Aunque nada sabemos del curso futuro de la historia, al menos tenemos claro que el cambio, revolucionario o pacífico, nunca cesa. Ahora estamos ante un segundo asedio contra la democracia liberal que proviene de ambas esquinas del espectro ideológico. Trump y Bolsonaro la desafían desde la derecha. Petro y AMLO lo hacen desde la izquierda. Este último recientemente tuvo un éxito colosal: la aniquilación de la independencia del poder judicial. ¡Qué más quisiera nuestro presidente!
Quien nos gobierna ha estado a la caza de un momento insurreccional desde su época de guerrillero. Su propósito fundamental consiste en lograr una movilización popular que lo conduzca al poder como representante único del pueblo soberano. En su discurso del primero de mayo de 2024 habló “del poder constituyente como una fuerza popular que no depende de las élites ni de mecanismos institucionales”, una idea tomada directamente de Antonio Negri, un revolucionario italiano.

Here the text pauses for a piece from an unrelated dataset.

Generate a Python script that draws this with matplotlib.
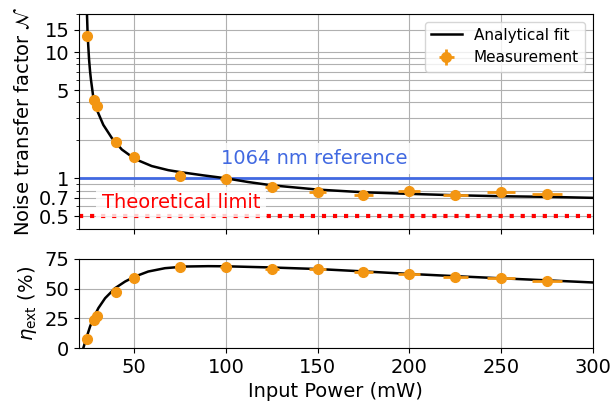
import matplotlib
matplotlib.use("Agg")
import matplotlib.pyplot as plt
from matplotlib.ticker import FixedLocator, NullFormatter, LogLocator, FixedFormatter

plt.rcParams['font.size'] = 14

# measured points
p_meas = [24.5, 28, 30, 40, 50, 75, 100, 125, 150, 175, 200, 225, 250, 275]
p_err = [0.7, 0.8, 0.9, 1.2, 1.5, 2.3, 3.0, 3.8, 4.5, 5.3, 6.0, 6.8, 7.5, 8.3]
n_meas = [13.3, 4.14, 3.76, 1.93, 1.47, 1.05, 0.99, 0.855, 0.775, 0.743, 0.789, 0.743, 0.775, 0.752]
n_err = [0.3, 0.1, 0.1, 0.04, 0.03, 0.02, 0.02, 0.02, 0.02, 0.02, 0.02, 0.02, 0.02, 0.02]
eta_meas = [8.1, 23.5, 27.1, 47.6, 59.1, 68.1, 68.1, 66.6, 66.6, 64.4, 61.9, 60.2, 58.8, 56.3]
eta_err = [1.0, 1.0, 1.0, 1.0, 1.0, 1.0, 1.0, 1.0, 1.0, 1.0, 1.0, 1.0, 1.0, 1.0]

# analytical fit curves
fit_p = [24.3, 24.7, 25.45, 26.0, 26.5, 27.8, 30.2, 33.2, 37.8, 43.3, 50.5, 59.6, 68.6, 75,
         87.7, 100, 112, 125, 150, 175, 200, 225, 250, 275, 300]
fit_n = [20.1, 13.3, 8.7, 7.0, 6.0, 4.33, 3.35, 2.65, 2.09, 1.69, 1.42, 1.25, 1.16, 1.12,
         1.055, 1.0, 0.935, 0.88, 0.814, 0.775, 0.753, 0.734, 0.721, 0.713, 0.70]
eta_fit_p = [22.3, 24.2, 26.0, 27.8, 30.5, 34.2, 39.6, 45.1, 50.5, 57.7, 66.8, 77.7, 90.4,
             100, 125, 150, 175, 200, 225, 250, 275, 300]
eta_fit = [0, 9.6, 18.2, 25.2, 33.6, 42.0, 50.4, 56.0, 60.2, 64.4, 67.2, 68.6, 68.9,
           68.8, 67.8, 66.5, 64.5, 62.4, 60.5, 58.7, 57.0, 55.2]

n_ticks = [0.5, 0.7, 1, 5, 10, 15]
n_ticklabels = ['0.5', '0.7', '1', '5', '10', '15']
eta_ticks = [0, 25, 50, 75]

orange = '#f39612'

fig, (ax1, ax2) = plt.subplots(2, 1, sharex=True, figsize=(6.13, 4.12), dpi=100,
                               gridspec_kw=dict(height_ratios=[214.7, 89.3]))
fig.subplots_adjust(left=0.129, right=0.967, top=0.966, bottom=0.155, hspace=0.2)

# top panel
ax1.set_yscale('log')
ax1.axhline(1, color='royalblue', lw=2)
ax1.axhline(0.5, color='red', lw=3, ls=':')
ax1.plot(fit_p, fit_n, color='black', lw=1.8, label='Analytical fit')
ax1.errorbar(p_meas, n_meas, xerr=p_err, yerr=n_err, fmt='o', color=orange,
             ms=7, elinewidth=2, capsize=0, label='Measurement', zorder=4)
ax1.text(148, 1.30, '1064 nm reference', color='royalblue', ha='center', va='baseline',
         bbox=dict(facecolor='white', alpha=0.8, edgecolor='none'))
ax1.text(75.5, 0.585, 'Theoretical limit', color='red', ha='center', va='baseline',
         bbox=dict(facecolor='white', alpha=0.8, edgecolor='none'))
ax1.set_ylim(0.4, 20)
ax1.yaxis.set_major_locator(FixedLocator(n_ticks))
ax1.yaxis.set_major_formatter(FixedFormatter(n_ticklabels))
ax1.yaxis.set_minor_locator(LogLocator(base=10, subs=[2, 3, 4, 6, 7, 8, 9]))
ax1.yaxis.set_minor_formatter(NullFormatter())
ax1.grid(True, which='both', axis='y')
ax1.grid(True, which='major', axis='x')
ax1.set_ylabel(r'Noise transfer factor $\mathcal{N}$')
ax1.legend(loc='upper right', fontsize=11)
ax1.tick_params(labelbottom=False)

# bottom panel
ax2.plot(eta_fit_p, eta_fit, color='black', lw=1.8)
ax2.errorbar(p_meas, eta_meas, xerr=p_err, yerr=eta_err, fmt='o', color=orange,
             ms=7, elinewidth=2, capsize=0, zorder=4)
ax2.set_ylim(0, 75)
ax2.set_yticks(eta_ticks)
ax2.set_xlim(20, 300)
ax2.grid(True)
ax2.set_ylabel(r'$\eta_\mathrm{ext}$ (%)')
ax2.set_xlabel('Input Power (mW)')

fig.savefig('out.png', dpi=100)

Ha realizado varios intentos para lograr esa anhelada insurrección popular. Sin éxito, por ahora. Su objetivo actual consiste en crear un manto de duda sobre la pulcritud de las elecciones del año entrante, camino útil para desconocerlas si acaso llegare a perderlas. No sería extraño que lo haga. Recordemos que desconoció los resultados de las presidenciales de 2018, las que fueron operadas por las mismas autoridades y bajo las mismas normas que le dieron el triunfo en 2022.

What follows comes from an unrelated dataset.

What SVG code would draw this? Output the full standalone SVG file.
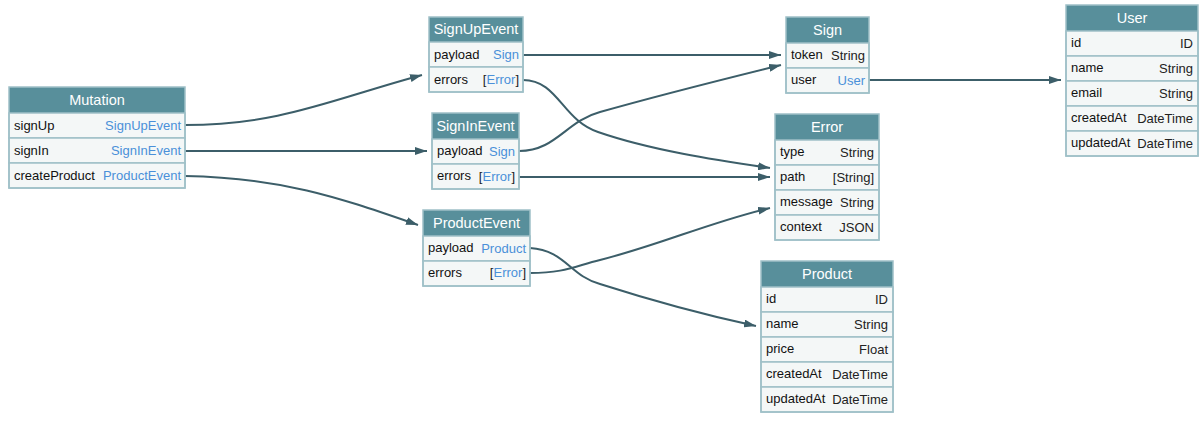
<svg xmlns="http://www.w3.org/2000/svg" width="1203" height="421" viewBox="0 0 1203 421">
  <style>
    .hdr { fill: #588f9b; }
    .row { fill: #f4f7f7; stroke: #9fc0c7; stroke-width: 1.5; }
    .frame { fill: none; stroke: #9fc0c7; stroke-width: 1.5; }
    text { font-family: "Liberation Sans", Arial, sans-serif; font-size: 13px; }
    .title { fill: #ffffff; font-size: 14.5px; text-anchor: middle; }
    .fld { fill: #111111; }
    .typ { fill: #222222; text-anchor: end; }
    .lnk { fill: #4a90d9; text-anchor: end; }
    .edge { fill: none; stroke: #3c5e69; stroke-width: 2; }
  </style>
  <defs>
    <marker id="arrow" viewBox="0 0 12 8" refX="12" refY="4" markerWidth="12" markerHeight="8" markerUnits="userSpaceOnUse" orient="auto">
      <path d="M0,0 L12,4 L0,8 Z" fill="#3c5e69"/>
    </marker>
  </defs>

  <!-- connectors -->
  <g id="connectors">
    <path class="edge" marker-end="url(#arrow)" d="M185,125 C280,125 330,100 422,75"/>
    <path class="edge" marker-end="url(#arrow)" d="M185,151 L427,151"/>
    <path class="edge" marker-end="url(#arrow)" d="M185,176 C285,178 340,198 418,225"/>
    <path class="edge" marker-end="url(#arrow)" d="M523,55 L781,55"/>
    <path class="edge" marker-end="url(#arrow)" d="M523,80 C558,80 562,120 598,132 C650,150 715,160 770,168"/>
    <path class="edge" marker-end="url(#arrow)" d="M519,151 C556,151 566,121 600,112 C660,95 720,80 781,65"/>
    <path class="edge" marker-end="url(#arrow)" d="M519,177 L770,177"/>
    <path class="edge" marker-end="url(#arrow)" d="M869,80 L1061,80"/>
    <path class="edge" marker-end="url(#arrow)" d="M530,248 C565,250 570,276 600,284 C650,300 700,314 756,326"/>
    <path class="edge" marker-end="url(#arrow)" d="M530,273 C565,273 575,266 600,260 C660,245 710,222 770,208"/>
  </g>

  <!-- Mutation -->
  <g id="node-Mutation">
    <rect class="hdr" x="9" y="87" width="176" height="26"/>
    <rect class="row" x="9" y="113" width="176" height="25"/>
    <rect class="row" x="9" y="138" width="176" height="25"/>
    <rect class="row" x="9" y="163" width="176" height="25"/>
    <rect class="frame" x="9" y="87" width="176" height="101"/>
    <text class="title" x="97" y="105">Mutation</text>
    <text class="fld" x="14" y="130">signUp</text><text class="lnk" x="181" y="130">SignUpEvent</text>
    <text class="fld" x="14" y="155">signIn</text><text class="lnk" x="181" y="155">SignInEvent</text>
    <text class="fld" x="14" y="180">createProduct</text><text class="lnk" x="181" y="180">ProductEvent</text>
  </g>

  <!-- SignUpEvent -->
  <g id="node-SignUpEvent">
    <rect class="hdr" x="429" y="17" width="94" height="25"/>
    <rect class="row" x="429" y="42" width="94" height="25"/>
    <rect class="row" x="429" y="67" width="94" height="25"/>
    <rect class="frame" x="429" y="17" width="94" height="75"/>
    <text class="title" x="476" y="34">SignUpEvent</text>
    <text class="fld" x="434" y="59">payload</text><text class="lnk" x="519" y="59">Sign</text>
    <text class="fld" x="434" y="84">errors</text>
    <text class="lnk" x="519" y="84"><tspan fill="#222">[</tspan>Error<tspan fill="#222">]</tspan></text>
  </g>

  <!-- SignInEvent -->
  <g id="node-SignInEvent">
    <rect class="hdr" x="432" y="113" width="87" height="26"/>
    <rect class="row" x="432" y="139" width="87" height="25"/>
    <rect class="row" x="432" y="164" width="87" height="25"/>
    <rect class="frame" x="432" y="113" width="87" height="76"/>
    <text class="title" x="475.5" y="131">SignInEvent</text>
    <text class="fld" x="437" y="155">payload</text><text class="lnk" x="515" y="156">Sign</text>
    <text class="fld" x="437" y="180">errors</text>
    <text class="lnk" x="515" y="181"><tspan fill="#222">[</tspan>Error<tspan fill="#222">]</tspan></text>
  </g>

  <!-- ProductEvent -->
  <g id="node-ProductEvent">
    <rect class="hdr" x="423" y="210" width="107" height="26"/>
    <rect class="row" x="423" y="236" width="107" height="25"/>
    <rect class="row" x="423" y="261" width="107" height="25"/>
    <rect class="frame" x="423" y="210" width="107" height="76"/>
    <text class="title" x="476.5" y="228">ProductEvent</text>
    <text class="fld" x="428" y="252">payload</text><text class="lnk" x="526" y="253">Product</text>
    <text class="fld" x="428" y="277">errors</text>
    <text class="lnk" x="526" y="277"><tspan fill="#222">[</tspan>Error<tspan fill="#222">]</tspan></text>
  </g>

  <!-- Sign -->
  <g id="node-Sign">
    <rect class="hdr" x="786" y="17" width="83" height="26"/>
    <rect class="row" x="786" y="43" width="83" height="25"/>
    <rect class="row" x="786" y="68" width="83" height="25"/>
    <rect class="frame" x="786" y="17" width="83" height="76"/>
    <text class="title" x="827.5" y="35">Sign</text>
    <text class="fld" x="791" y="59">token</text><text class="typ" x="865" y="60">String</text>
    <text class="fld" x="791" y="84">user</text><text class="lnk" x="865" y="85">User</text>
  </g>

  <!-- Error -->
  <g id="node-Error">
    <rect class="hdr" x="775" y="114" width="104" height="26"/>
    <rect class="row" x="775" y="140" width="104" height="25"/>
    <rect class="row" x="775" y="165" width="104" height="25"/>
    <rect class="row" x="775" y="190" width="104" height="25"/>
    <rect class="row" x="775" y="215" width="104" height="25"/>
    <rect class="frame" x="775" y="114" width="104" height="126"/>
    <text class="title" x="827" y="132">Error</text>
    <text class="fld" x="780" y="156">type</text><text class="typ" x="874" y="157">String</text>
    <text class="fld" x="780" y="181">path</text><text class="typ" x="874" y="182">[String]</text>
    <text class="fld" x="780" y="206">message</text><text class="typ" x="874" y="207">String</text>
    <text class="fld" x="780" y="231">context</text><text class="typ" x="874" y="232">JSON</text>
  </g>

  <!-- User -->
  <g id="node-User">
    <rect class="hdr" x="1066" y="5" width="132" height="26"/>
    <rect class="row" x="1066" y="31" width="132" height="25"/>
    <rect class="row" x="1066" y="56" width="132" height="25"/>
    <rect class="row" x="1066" y="81" width="132" height="25"/>
    <rect class="row" x="1066" y="106" width="132" height="25"/>
    <rect class="row" x="1066" y="131" width="132" height="25"/>
    <rect class="frame" x="1066" y="5" width="132" height="151"/>
    <text class="title" x="1132" y="23">User</text>
    <text class="fld" x="1071" y="47">id</text><text class="typ" x="1193" y="48">ID</text>
    <text class="fld" x="1071" y="72">name</text><text class="typ" x="1193" y="73">String</text>
    <text class="fld" x="1071" y="97">email</text><text class="typ" x="1193" y="98">String</text>
    <text class="fld" x="1071" y="122">createdAt</text><text class="typ" x="1193" y="123">DateTime</text>
    <text class="fld" x="1071" y="147">updatedAt</text><text class="typ" x="1193" y="148">DateTime</text>
  </g>

  <!-- Product -->
  <g id="node-Product">
    <rect class="hdr" x="761" y="261" width="132" height="26"/>
    <rect class="row" x="761" y="287" width="132" height="25"/>
    <rect class="row" x="761" y="312" width="132" height="25"/>
    <rect class="row" x="761" y="337" width="132" height="25"/>
    <rect class="row" x="761" y="362" width="132" height="25"/>
    <rect class="row" x="761" y="387" width="132" height="25"/>
    <rect class="frame" x="761" y="261" width="132" height="151"/>
    <text class="title" x="827" y="279">Product</text>
    <text class="fld" x="766" y="303">id</text><text class="typ" x="888" y="304">ID</text>
    <text class="fld" x="766" y="328">name</text><text class="typ" x="888" y="329">String</text>
    <text class="fld" x="766" y="353">price</text><text class="typ" x="888" y="354">Float</text>
    <text class="fld" x="766" y="378">createdAt</text><text class="typ" x="888" y="379">DateTime</text>
    <text class="fld" x="766" y="403">updatedAt</text><text class="typ" x="888" y="404">DateTime</text>
  </g>
</svg>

Tengo la firme convicción de que nuestras instituciones, como ha venido sucediendo, soportarán el asedio. Estemos alertas. Nada es seguro.
Epígrafe: George Orwell, desencantado tempranamente del socialismo del siglo XX, escribió: “Nadie instaura una dictadura para salvaguardar una revolución, sino que la revolución se hace para instaurar una dictadura”.